Un petit kilomètre plus tard, je contourne le rocher de Dabo par le Sud-Est, d'un angle qui m'est peu familier, avant de m'enfoncer à nouveau au plus profond de la forêt.


Une descente! Je cours assez vite en direction du ruisseau du Grossthal. Si bien d'ailleurs que je manque un chemin, et me voilà reparti pour un détour. Je décide alors de couper au plus court et je m'aventure à descendre une pente vraiment très raide. Loucky fait bande à part, et lorsque je retrouve enfin le pont qui me permet de rallier l'autre versant, il a bel et bien disparu. Je siffle, je l'appelle, je fais demi-tour. Le voilà, tout penaud. Comme je lui en veux de me faire ce coup-là après 45 kilomètres de course, je le remets en laisse. On marche. Près de 300 mètres de dénivelé positif à faire passer directement dans les muscles durcis de mes jambes, jusqu'à la borne Saint-Martin, la fameuse pierre dressée celtique qui servit autrefois de borne frontière à l'Abbaye de Marmoutier, et qui marque aujourd'hui la limite entre la Moselle et le Bas-Rhin.

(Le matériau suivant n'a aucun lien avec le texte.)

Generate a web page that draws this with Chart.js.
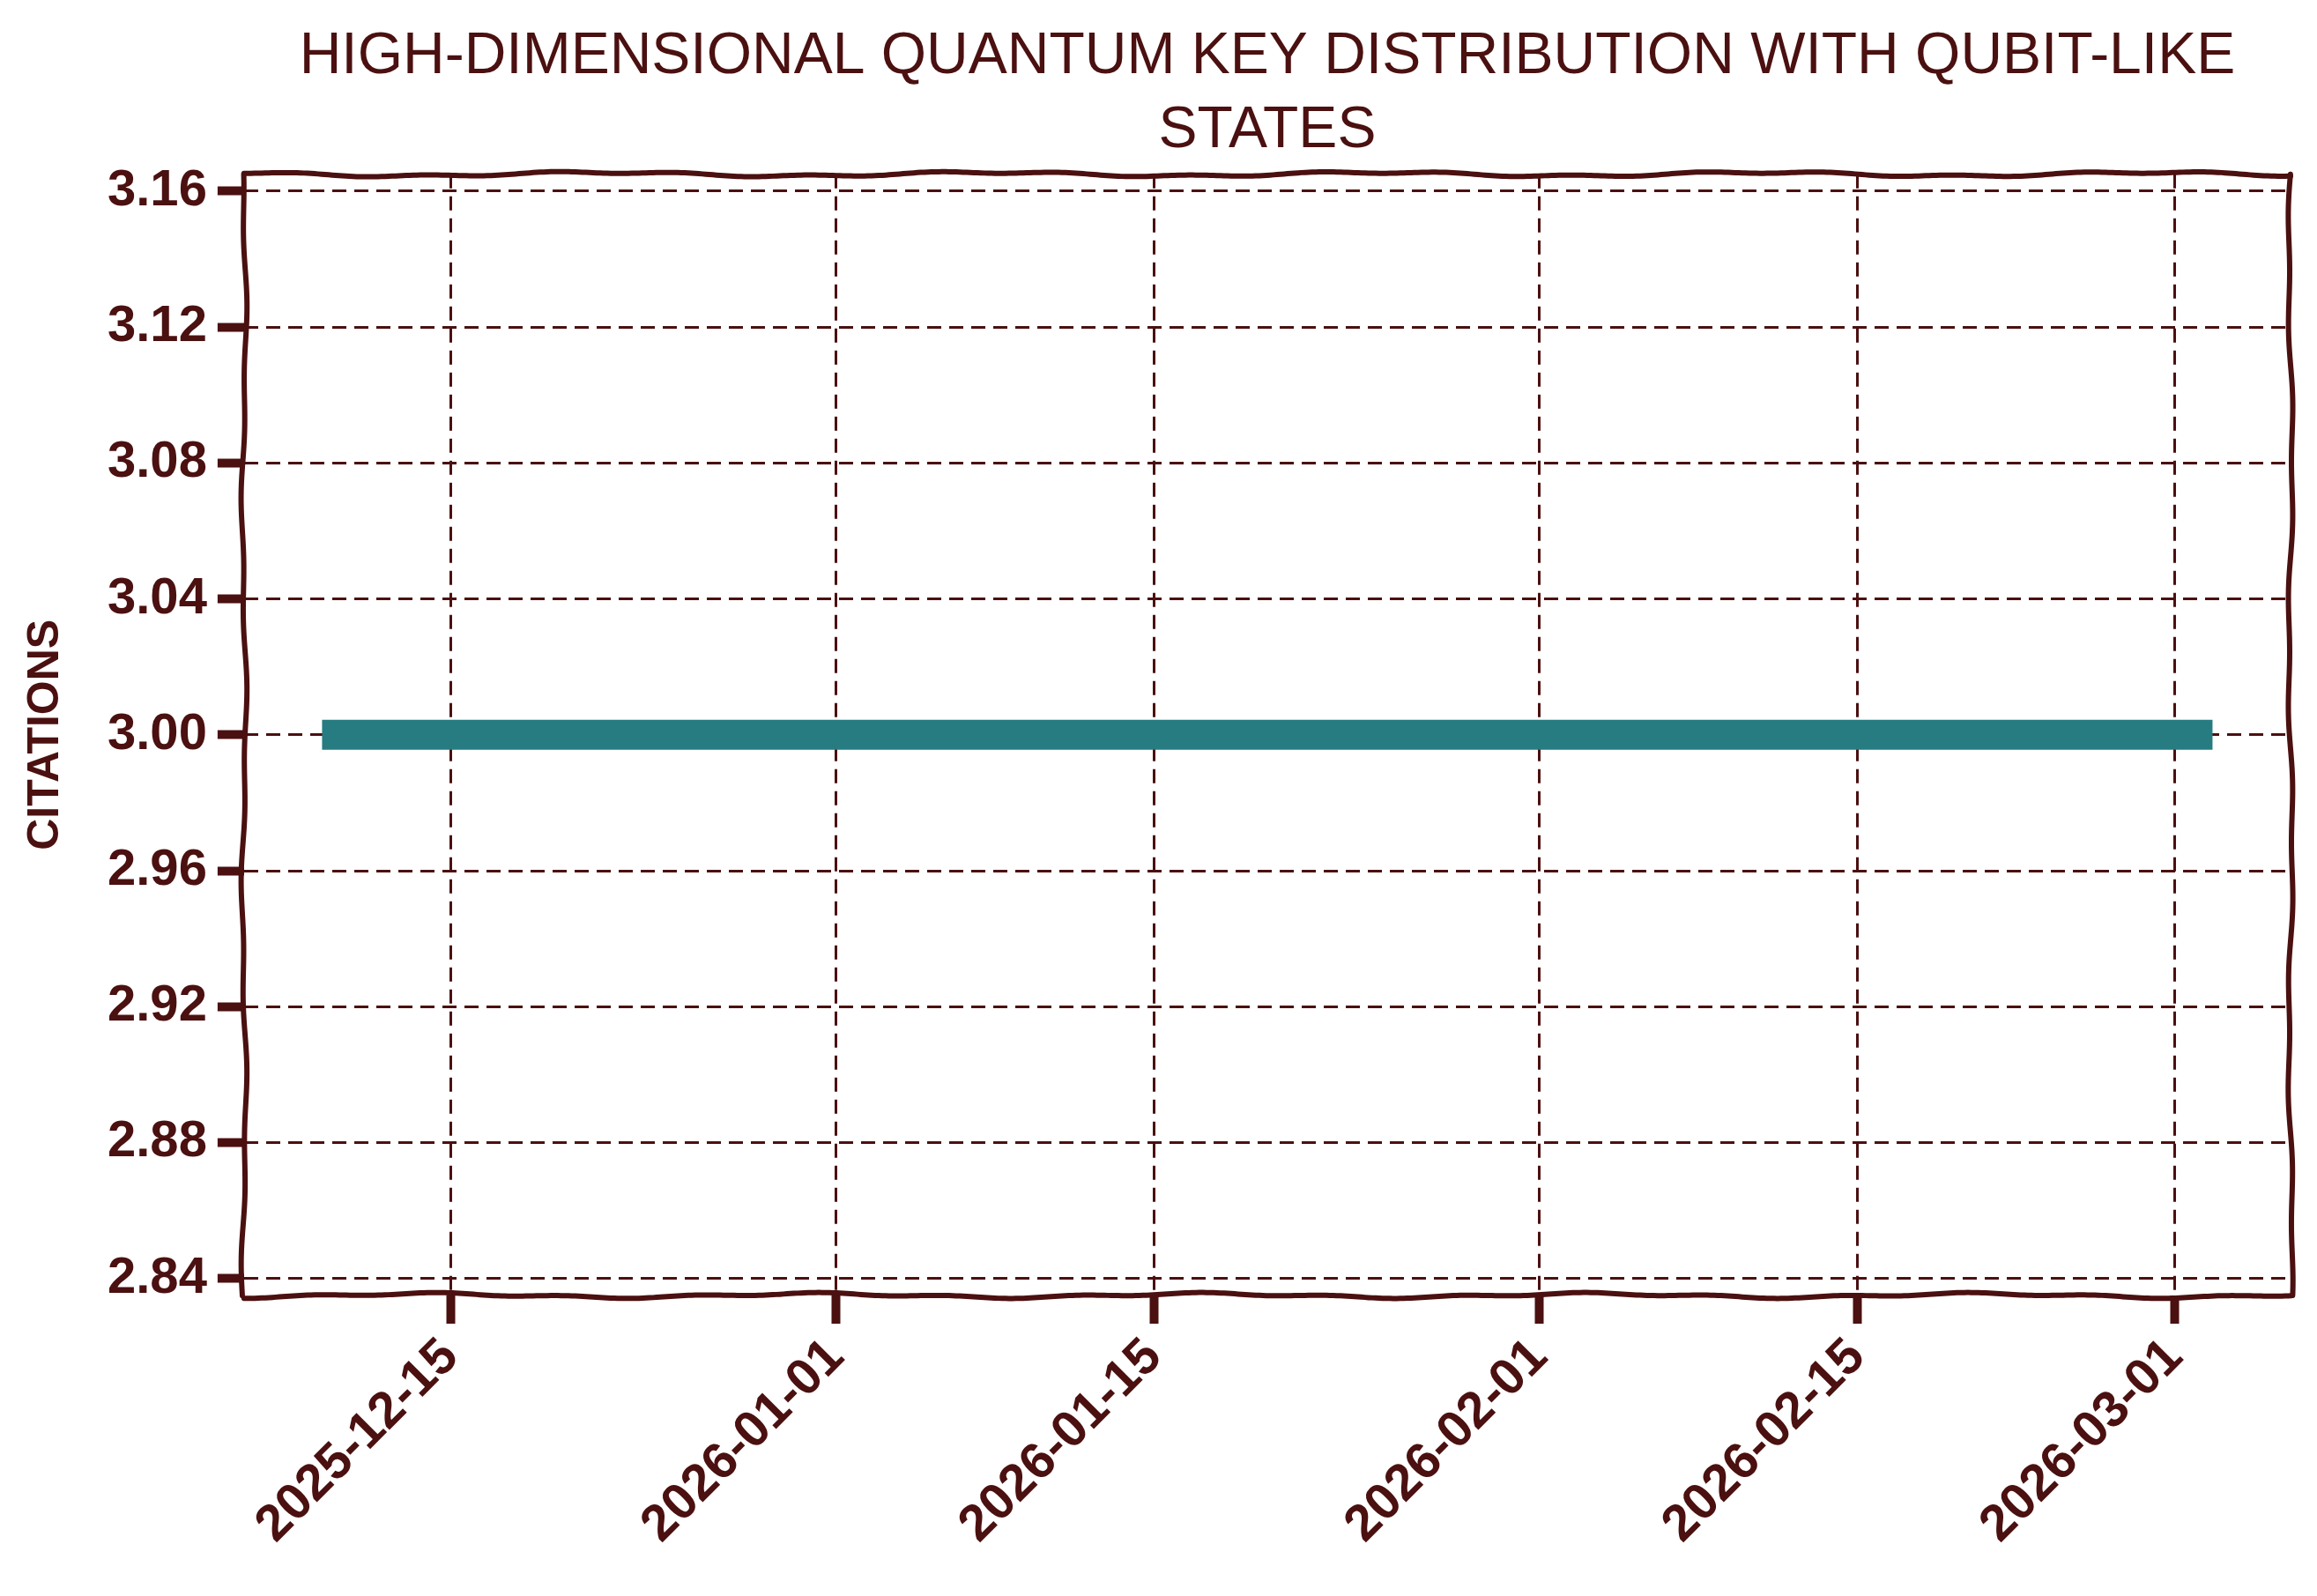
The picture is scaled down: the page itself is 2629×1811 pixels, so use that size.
<!DOCTYPE html>
<html>
<head>
<meta charset="utf-8">
<script src="https://cdn.jsdelivr.net/npm/chart.js@4.4.1/dist/chart.umd.min.js"></script>
<style>
  html, body { margin: 0; padding: 0; background: #fff; }
</style>
</head>
<body>
<canvas id="citeChart" width="2629" height="1811"></canvas>
<script>
'use strict';

// ---- data ----
const dates = ['2025-12-10', '2025-12-17', '2025-12-24', '2025-12-31', '2026-01-07',
  '2026-01-14', '2026-01-21', '2026-01-28', '2026-02-04', '2026-02-11',
  '2026-02-18', '2026-02-25', '2026-03-02'];
const citations = [3, 3, 3, 3, 3, 3, 3, 3, 3, 3, 3, 3, 3];
const xTickDates = ['2025-12-15', '2026-01-01', '2026-01-15', '2026-02-01', '2026-02-15', '2026-03-01'];
const yTicks = [2.84, 2.88, 2.92, 2.96, 3.00, 3.04, 3.08, 3.12, 3.16];
const yMin = 2.835;
const yMax = 3.165;

const ink = '#4b1010';
const teal = '#267c80';
const DAY = 86400000;

// days since epoch, so the linear scale can stand in for a time axis
function toDay(s) {
  return Date.UTC(+s.slice(0, 4), +s.slice(5, 7) - 1, +s.slice(8, 10)) / DAY;
}
function fmtDay(v) {
  return new Date(Math.round(v) * DAY).toISOString().slice(0, 10);
}

let points = dates.map((d, i) => ({ x: toDay(d), y: citations[i] }));
let first = toDay(dates[0]);
let last = toDay(dates[dates.length - 1]);
let pad = (last - first) * 0.05;

// hand drawn looking frame around the plot area
const wobblyFrame = {
  id: 'wobblyFrame',
  afterDraw(chart) {
    const { ctx, chartArea: a } = chart;
    const wob = (t, seed) => 2.2 * Math.sin(t / 70 + seed) + 1.2 * Math.sin(t / 23 + seed * 2);
    ctx.save();
    ctx.strokeStyle = ink;
    ctx.lineWidth = 6;
    ctx.lineCap = 'round';
    ctx.lineJoin = 'round';
    // top and bottom
    [[a.top, 1.3], [a.bottom, 4.1]].forEach(([y, s]) => {
      ctx.beginPath();
      for (let x = a.left; x <= a.right; x += 4) {
        let yy = y + wob(x, s);
        if (x === a.left) ctx.moveTo(x, yy); else ctx.lineTo(x, yy);
      }
      ctx.lineTo(a.right, y + wob(a.right, s));
      ctx.stroke();
    });
    // left and right
    [[a.left, 2.7], [a.right, 0.4]].forEach(([x, s]) => {
      ctx.beginPath();
      for (let y = a.top; y <= a.bottom; y += 4) {
        let xx = x + wob(y, s);
        if (y === a.top) ctx.moveTo(xx, y); else ctx.lineTo(xx, y);
      }
      ctx.lineTo(x + wob(a.bottom, s), a.bottom);
      ctx.stroke();
    });
    ctx.restore();
  }
};

const tickFont = { family: "'Liberation Sans', Arial, sans-serif", size: 58, weight: 'bold' };

new Chart(document.getElementById('citeChart'), {
  type: 'line',
  data: {
    datasets: [{
      label: 'Citations',
      data: points,
      borderColor: teal,
      borderWidth: 34,
      borderCapStyle: 'square',
      pointRadius: 0,
      tension: 0,
      fill: false
    }]
  },
  options: {
    responsive: false,
    animation: false,
    layout: { padding: { left: 0, right: 30, top: 0, bottom: 42 } },
    plugins: {
      legend: { display: false },
      tooltip: { enabled: false },
      title: {
        display: true,
        fullSize: false,
        text: ['HIGH-DIMENSIONAL QUANTUM KEY DISTRIBUTION WITH QUBIT-LIKE', 'STATES'],
        color: ink,
        font: { family: "'Liberation Sans', sans-serif", size: 66, weight: 'normal', lineHeight: 1.27 },
        padding: { top: 23, bottom: 7 }
      }
    },
    scales: {
      x: {
        type: 'linear',
        min: first - pad,
        max: last + pad,
        afterBuildTicks: (scale) => {
          scale.ticks = xTickDates.map(d => ({ value: toDay(d) }));
        },
        ticks: {
          color: ink,
          font: tickFont,
          minRotation: 45,
          maxRotation: 45,
          padding: 4,
          callback: (v) => fmtDay(v)
        },
        grid: {
          color: ink,
          lineWidth: 3,
          tickLength: 32,
          tickWidth: 10,
          tickColor: ink
        },
        border: { display: false, dash: [16, 9] }
      },
      y: {
        min: yMin,
        max: yMax,
        afterBuildTicks: (scale) => {
          scale.ticks = yTicks.map(v => ({ value: v }));
        },
        ticks: {
          color: ink,
          font: tickFont,
          padding: 12,
          callback: (v) => v.toFixed(2)
        },
        grid: {
          color: ink,
          lineWidth: 3,
          tickLength: 30,
          tickWidth: 10,
          tickColor: ink
        },
        border: { display: false, dash: [16, 9] },
        title: {
          display: true,
          text: 'CITATIONS',
          color: ink,
          font: { family: "'Liberation Sans', sans-serif", size: 50, weight: 'bold' },
          padding: { top: 22, bottom: 28 }
        }
      }
    }
  },
  plugins: [wobblyFrame]
});
</script>
</body>
</html>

Un peu plus loin, je m'arrête quelques minutes sur le banc du Kempel et je vide trois tasses de thé, face à face avec deux ânes qui viennent de saluer mon arrivée par de beaux "hi han" caractéristiques. Je trouve Loucky un peu trop calme désormais, serait-il fatigué?
Du Kempel à Hultehouse, j'alterne la marche et la course. L'énergie ne manque pas mais j'ai vraiment mal partout! Puis je m'imagine que je suis en plein trail, en 4ème position, et que la fin de la course approche. Ma foulée s'allège un peu, je vois le troisième, je vois le château de Lutzelbourg. Tant qu'à faire, je vois aussi Fanny, qui est là pour m'encourager! Alors, je prends la troisième place, et en traversant Lutzelbourg, je donne un coup de fouet supplémentaire à mon rythme. Quand Fanny me voit passer, puisqu'elle se serait dépêchée de faire le trajet, toute fébrile à l'idée de me voir courir, je suis alors deuxième.
Oui, mais il reste la dernière, la terrible montée jusqu'à Trois-Maisons. Alors je décide qu'en fait l'arrivée de la course se situe juste avant. J'ai fini deuxième, c'est déjà pas mal, et comme ça, je peux monter tranquillement, en marchant.
Je fais un test pour me rassurer un peu sur l'état de forme de mon beau Loucky après environ 60 kilomètres d'effort dans la neige: je le lâche. Va-t-il gravir la pente, tête basse, derrière moi? Non! Il prend un bâton, dans l'espoir que je le lui lance! C'est un bon, Loucky.